The past month or so has been trying. He’s five months old now and so much more aware of the world and of me. With this awareness has come a higher expectation of me in the form of entertainment, affection, and love. It’s made me watch those old videos of him on my cell phone, so young, small and docile. I ask myself, “What was so hard about him then?” Why can’t I even remember what it was? I only remember that it was hard and that – like now – I had no energy.

I’m sitting here with him watching the show “This Is Us.” It is an especially gut-wrenching episode involving family therapy and I can’t help but look down at my sweet boy and wonder all the ways I too am going to mess things up.
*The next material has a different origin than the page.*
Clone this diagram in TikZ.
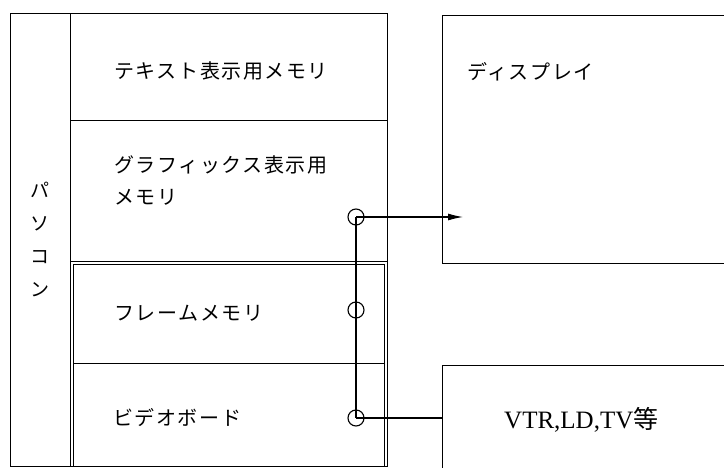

What will be the thing he throws in my face 30 years later that is all too true or hurtful but that I can in no way prevent? I don’t even know how to put him down to sleep longer than two hours at a time without feeling like I might be screwing with him. What about when he wants to play soccer? Will I push too hard or be too passive when he wants to quit after losing his first game?

I’ve been extra short with my husband lately and our son has been witness to it. More guilt. Another gem for therapy.

Is this considered screen time? Television show characters have been my window to the outside world, but he shouldn’t even be watching television at this age. Does this mean I’m setting him up to have a short attention span in school?

Seriously. These thoughts flood me in a single moment.

Will I be better in the future?

I’m holding him, thinking these thoughts, and they can be enough to cause a slew of mini panic attacks. I stop though. At some point, I remind myself to slow down, that the worry is part of what makes these missteps happen.

You see, in the whole time I sat with my racing thoughts, I hadn’t even realized that my son, the one who lately whines like no other unless I’m doing a song and dance for him, is sitting content in my lap chewing away on that cactus.

I stop. Savor the moment. It’s a victory. One of those little victories I like to record because it was so effortless and almost went unnoticed.

I can imagine that, in order to parent, each person comes to a point of acceptance that they are going to do something wrong. They are going to make monumental errors and some minor missteps. These will be sprinkled in between, next to, and straight up overshadow the victories, little and grand, throughout our lives.

I can’t avoid that. Maybe a select few Super Parents have found a way. But I don’t think I’m alone.

Moments like these though can bring me back to that acceptance. And that can help prevent me from snapping at my husband for leaving a dirty dish out. It can remind me to put down my cell phone, turn off the television, and talk to my baby, take him outside and explore. It will encourage me when I’m up for the fifth time in a single night to take a few extra deep breaths…or, you know, punch the mattress a few times (don’t judge me, it happened last night).

I think in therapy the step after acceptance might be forgiveness. If not, it still makes logical sense. After accepting my faults along the way, I can forgive myself for them. We all should.

In between these realizations, we also need to continue to celebrate. Celebrate the little victories, and also the errors. They each help us evolve into the fully formed parents (if such a thing exists) we are becoming.